**Task to complete:** Your task is to quote the records from their first line through the line containing "const legendX = [265, 459, 707];", with nothing added or left out.

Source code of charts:
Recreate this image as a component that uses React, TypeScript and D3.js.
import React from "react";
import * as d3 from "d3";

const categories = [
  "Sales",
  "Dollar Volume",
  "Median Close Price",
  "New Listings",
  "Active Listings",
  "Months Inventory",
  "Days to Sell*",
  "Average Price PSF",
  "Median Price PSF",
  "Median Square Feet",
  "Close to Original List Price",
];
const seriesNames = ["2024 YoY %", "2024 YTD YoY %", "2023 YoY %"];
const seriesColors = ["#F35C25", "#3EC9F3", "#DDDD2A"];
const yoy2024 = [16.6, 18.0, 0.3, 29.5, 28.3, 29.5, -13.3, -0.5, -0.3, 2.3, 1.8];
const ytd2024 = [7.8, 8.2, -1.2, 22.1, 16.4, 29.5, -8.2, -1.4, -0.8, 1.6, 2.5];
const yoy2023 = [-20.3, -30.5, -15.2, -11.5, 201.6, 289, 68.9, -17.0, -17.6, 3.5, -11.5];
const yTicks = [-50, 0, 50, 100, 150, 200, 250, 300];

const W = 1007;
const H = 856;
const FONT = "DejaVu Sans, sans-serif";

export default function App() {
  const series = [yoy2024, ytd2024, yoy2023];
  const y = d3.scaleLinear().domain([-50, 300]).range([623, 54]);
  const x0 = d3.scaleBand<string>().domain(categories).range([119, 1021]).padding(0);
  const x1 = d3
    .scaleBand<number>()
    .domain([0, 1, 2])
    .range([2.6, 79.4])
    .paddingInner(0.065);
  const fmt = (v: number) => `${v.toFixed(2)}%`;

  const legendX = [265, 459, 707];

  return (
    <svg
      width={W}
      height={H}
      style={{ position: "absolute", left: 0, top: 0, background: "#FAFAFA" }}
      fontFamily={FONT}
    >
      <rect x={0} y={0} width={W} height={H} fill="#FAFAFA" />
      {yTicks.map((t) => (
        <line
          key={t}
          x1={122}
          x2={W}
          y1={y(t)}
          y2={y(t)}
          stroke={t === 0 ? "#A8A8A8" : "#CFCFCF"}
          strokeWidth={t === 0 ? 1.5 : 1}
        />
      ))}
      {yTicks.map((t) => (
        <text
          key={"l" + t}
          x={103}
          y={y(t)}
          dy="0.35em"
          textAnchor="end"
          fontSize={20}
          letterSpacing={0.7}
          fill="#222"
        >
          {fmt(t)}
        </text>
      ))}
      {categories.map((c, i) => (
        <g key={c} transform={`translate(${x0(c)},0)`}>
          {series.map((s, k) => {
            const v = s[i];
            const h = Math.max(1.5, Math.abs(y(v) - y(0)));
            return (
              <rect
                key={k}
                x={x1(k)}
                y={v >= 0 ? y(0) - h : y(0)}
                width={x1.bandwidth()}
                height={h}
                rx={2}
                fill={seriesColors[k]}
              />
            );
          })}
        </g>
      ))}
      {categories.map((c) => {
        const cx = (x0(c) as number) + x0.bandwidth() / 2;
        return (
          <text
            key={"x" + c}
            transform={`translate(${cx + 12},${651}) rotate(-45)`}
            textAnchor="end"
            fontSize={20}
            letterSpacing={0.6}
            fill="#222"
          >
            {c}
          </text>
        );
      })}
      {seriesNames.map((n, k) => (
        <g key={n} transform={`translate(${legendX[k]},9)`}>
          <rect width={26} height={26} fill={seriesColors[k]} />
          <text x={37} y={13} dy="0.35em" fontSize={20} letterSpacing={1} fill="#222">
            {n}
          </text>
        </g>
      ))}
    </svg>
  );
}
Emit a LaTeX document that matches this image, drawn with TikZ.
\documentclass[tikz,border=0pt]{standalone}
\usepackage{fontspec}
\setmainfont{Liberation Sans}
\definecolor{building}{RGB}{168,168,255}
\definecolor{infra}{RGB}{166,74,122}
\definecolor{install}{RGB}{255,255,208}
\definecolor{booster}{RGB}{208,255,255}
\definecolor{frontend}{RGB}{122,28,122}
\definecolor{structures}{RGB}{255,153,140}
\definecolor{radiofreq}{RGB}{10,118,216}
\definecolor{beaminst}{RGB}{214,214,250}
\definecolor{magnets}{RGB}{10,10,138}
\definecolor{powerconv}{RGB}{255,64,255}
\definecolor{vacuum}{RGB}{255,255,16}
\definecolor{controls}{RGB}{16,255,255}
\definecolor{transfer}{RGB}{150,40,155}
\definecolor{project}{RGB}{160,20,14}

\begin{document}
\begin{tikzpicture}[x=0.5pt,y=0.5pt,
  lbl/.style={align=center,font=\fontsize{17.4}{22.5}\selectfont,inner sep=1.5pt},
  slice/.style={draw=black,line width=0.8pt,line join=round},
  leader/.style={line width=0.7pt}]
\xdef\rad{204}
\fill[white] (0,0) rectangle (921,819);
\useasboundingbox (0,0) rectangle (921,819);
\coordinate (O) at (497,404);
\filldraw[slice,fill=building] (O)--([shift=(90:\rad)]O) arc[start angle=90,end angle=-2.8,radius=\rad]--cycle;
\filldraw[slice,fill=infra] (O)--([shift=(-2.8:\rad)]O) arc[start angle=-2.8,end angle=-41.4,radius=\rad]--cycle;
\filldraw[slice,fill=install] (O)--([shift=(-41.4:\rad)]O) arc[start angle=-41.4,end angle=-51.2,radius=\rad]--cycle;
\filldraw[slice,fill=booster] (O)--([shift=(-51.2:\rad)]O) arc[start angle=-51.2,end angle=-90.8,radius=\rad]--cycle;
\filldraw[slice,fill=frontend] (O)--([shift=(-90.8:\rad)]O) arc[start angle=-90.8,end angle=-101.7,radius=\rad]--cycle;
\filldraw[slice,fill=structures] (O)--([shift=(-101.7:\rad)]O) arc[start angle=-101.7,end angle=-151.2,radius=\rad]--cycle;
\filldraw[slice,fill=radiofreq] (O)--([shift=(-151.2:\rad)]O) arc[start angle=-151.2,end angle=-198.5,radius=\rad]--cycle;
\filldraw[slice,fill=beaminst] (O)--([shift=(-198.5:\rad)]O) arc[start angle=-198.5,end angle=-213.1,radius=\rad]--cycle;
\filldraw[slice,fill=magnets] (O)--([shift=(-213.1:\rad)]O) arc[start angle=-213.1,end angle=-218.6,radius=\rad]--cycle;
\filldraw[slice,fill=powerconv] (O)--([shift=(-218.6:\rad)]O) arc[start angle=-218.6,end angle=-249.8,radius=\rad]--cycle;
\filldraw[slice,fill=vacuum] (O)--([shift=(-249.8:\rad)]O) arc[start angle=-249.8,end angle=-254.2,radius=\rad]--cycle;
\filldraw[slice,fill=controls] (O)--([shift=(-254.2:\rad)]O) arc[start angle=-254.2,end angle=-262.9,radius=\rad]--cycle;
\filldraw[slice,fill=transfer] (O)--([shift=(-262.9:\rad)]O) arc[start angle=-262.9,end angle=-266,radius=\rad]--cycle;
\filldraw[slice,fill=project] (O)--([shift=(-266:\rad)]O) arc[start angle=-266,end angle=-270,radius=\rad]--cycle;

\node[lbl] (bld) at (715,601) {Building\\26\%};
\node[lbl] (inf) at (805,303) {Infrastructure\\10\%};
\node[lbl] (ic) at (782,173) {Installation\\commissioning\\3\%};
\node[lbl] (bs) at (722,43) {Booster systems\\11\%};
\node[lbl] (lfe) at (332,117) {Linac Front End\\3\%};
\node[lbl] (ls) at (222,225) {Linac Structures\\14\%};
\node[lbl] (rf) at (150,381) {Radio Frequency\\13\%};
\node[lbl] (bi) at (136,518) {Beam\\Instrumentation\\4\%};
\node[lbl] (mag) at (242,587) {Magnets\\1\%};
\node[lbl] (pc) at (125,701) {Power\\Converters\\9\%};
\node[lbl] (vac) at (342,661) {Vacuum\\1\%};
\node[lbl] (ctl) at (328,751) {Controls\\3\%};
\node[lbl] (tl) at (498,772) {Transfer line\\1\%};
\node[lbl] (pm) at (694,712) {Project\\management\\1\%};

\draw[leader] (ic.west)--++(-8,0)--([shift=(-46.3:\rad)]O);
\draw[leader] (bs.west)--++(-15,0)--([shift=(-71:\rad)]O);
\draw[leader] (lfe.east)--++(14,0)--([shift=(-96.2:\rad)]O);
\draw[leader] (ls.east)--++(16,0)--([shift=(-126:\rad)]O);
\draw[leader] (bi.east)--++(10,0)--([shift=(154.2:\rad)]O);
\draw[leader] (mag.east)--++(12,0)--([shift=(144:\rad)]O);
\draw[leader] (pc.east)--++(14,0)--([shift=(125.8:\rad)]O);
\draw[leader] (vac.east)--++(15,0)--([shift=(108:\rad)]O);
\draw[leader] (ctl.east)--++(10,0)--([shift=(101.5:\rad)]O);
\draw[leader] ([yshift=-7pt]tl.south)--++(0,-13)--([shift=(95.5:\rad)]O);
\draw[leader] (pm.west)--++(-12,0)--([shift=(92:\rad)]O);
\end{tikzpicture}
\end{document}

**Output:**
Recreate this image as a component that uses React, TypeScript and D3.js.
import React from "react";
import * as d3 from "d3";

const categories = [
  "Sales",
  "Dollar Volume",
  "Median Close Price",
  "New Listings",
  "Active Listings",
  "Months Inventory",
  "Days to Sell*",
  "Average Price PSF",
  "Median Price PSF",
  "Median Square Feet",
  "Close to Original List Price",
];
const seriesNames = ["2024 YoY %", "2024 YTD YoY %", "2023 YoY %"];
const seriesColors = ["#F35C25", "#3EC9F3", "#DDDD2A"];
const yoy2024 = [16.6, 18.0, 0.3, 29.5, 28.3, 29.5, -13.3, -0.5, -0.3, 2.3, 1.8];
const ytd2024 = [7.8, 8.2, -1.2, 22.1, 16.4, 29.5, -8.2, -1.4, -0.8, 1.6, 2.5];
const yoy2023 = [-20.3, -30.5, -15.2, -11.5, 201.6, 289, 68.9, -17.0, -17.6, 3.5, -11.5];
const yTicks = [-50, 0, 50, 100, 150, 200, 250, 300];

const W = 1007;
const H = 856;
const FONT = "DejaVu Sans, sans-serif";

export default function App() {
  const series = [yoy2024, ytd2024, yoy2023];
  const y = d3.scaleLinear().domain([-50, 300]).range([623, 54]);
  const x0 = d3.scaleBand<string>().domain(categories).range([119, 1021]).padding(0);
  const x1 = d3
    .scaleBand<number>()
    .domain([0, 1, 2])
    .range([2.6, 79.4])
    .paddingInner(0.065);
  const fmt = (v: number) => `${v.toFixed(2)}%`;

  const legendX = [265, 459, 707];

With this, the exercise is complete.